Conversely, it should be noted that when religious actors oppose a humanitarian norm or peace process, they can also be powerful influencers in the opposite direction, legitimising violations of IHL and IHRL, and derailing peace agreement negotiations or implementation. Their socialisation potential also cuts both ways. These findings, however, should not lead us to reject engagement. Indeed, engaging with ‘process-spoilers’ is a well-established tradition in both the humanitarian norm-compliance and peacemaking fields. Efforts of initial engagement may lead to ongoing dialogue, to incremental changes of religious interpretations, and possibly ownership of norms and processes.
Finally, it is important to observe that ignoring religious actors in the spheres of norm-compliance and peacemaking is a defeatist strategy – whether these actors are or have the capacity to influence armed actors positively or negatively. In the former instance, humanitarians and peacemakers are likely to miss an opportunity; in the latter, non-engagement will not stop violations of humanitarian norms and conflict, whereas engagement provides some hope. A measure of self-reflection among the humanitarian and peace-making communities is in order as to why and how such engagement should occur. Our respective projects aim to assist them in this endeavour.
The Geneva Peace Week Digital Series: A Leap of Faith
The Leap of Faith Geneva Peace Week digital series contribution comprises two sets of digital outputs drawn from our two ongoing projects:
The Generating Respect Project is a three-year project led by the Centre for Applied Human Rights at the University of York, funded by the UK’s Economic and Social Research Council, and developed in close partnership with the humanitarian organization Geneva Call. The research examines how religious leaders influence the behaviours of State and non-State parties to armed conflicts and whether their religious interpretations (can) generate greater respect for humanitarian norms.
Two of the digital outputs draw on data from fieldwork conducted by this project in Mali in August 2021. These outputs visually instantiate our aim as researchers, that of providing a bridge between the humanitarian sector and religious leaders by documenting the roles of the latter in times of armed conflict and harnessing the potential for norm-compliance generation through humanitarian engagement with them.
The Religious Actors in Official Peace Processes Project is undertaken by the United States Institute of Peace, Inclusive Peace, and the International Center for Religion and Diplomacy.

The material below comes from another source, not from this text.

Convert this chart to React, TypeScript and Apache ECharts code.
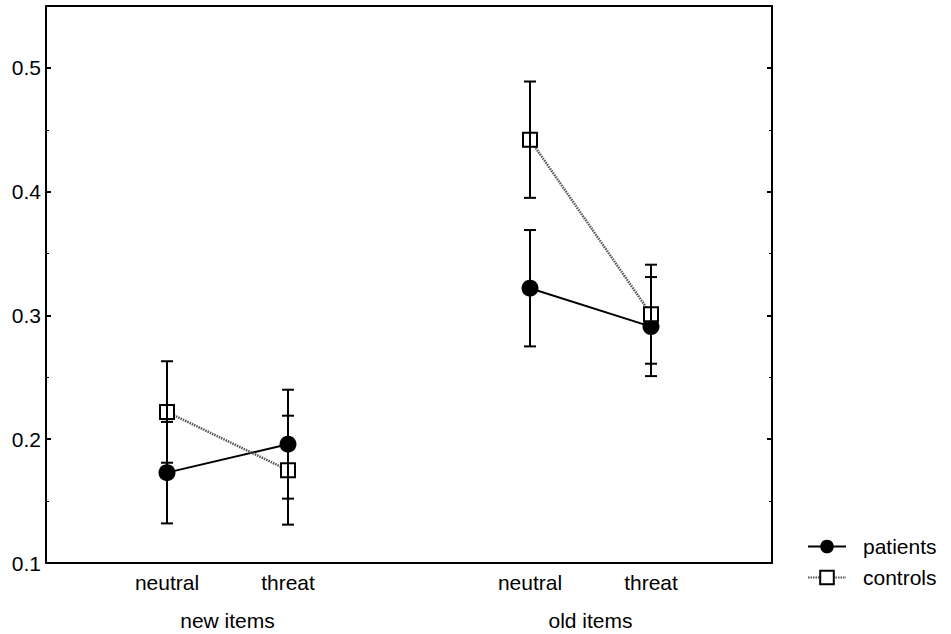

It aims to provide evidence-based guidance to religious actors, their supporters, and mediation support actors on the effective roles religious actors can play in formal peacemaking efforts and the factors that affect the influence exerted by religious actors.
The Digital Story presents the personal experiences of religious actors in Colombia, Northern Ireland, and Yemen, profiling the individual religious actors and documenting how they have been involved in peacemaking efforts, particular concerns that have arisen from their involvement, and the results of their work.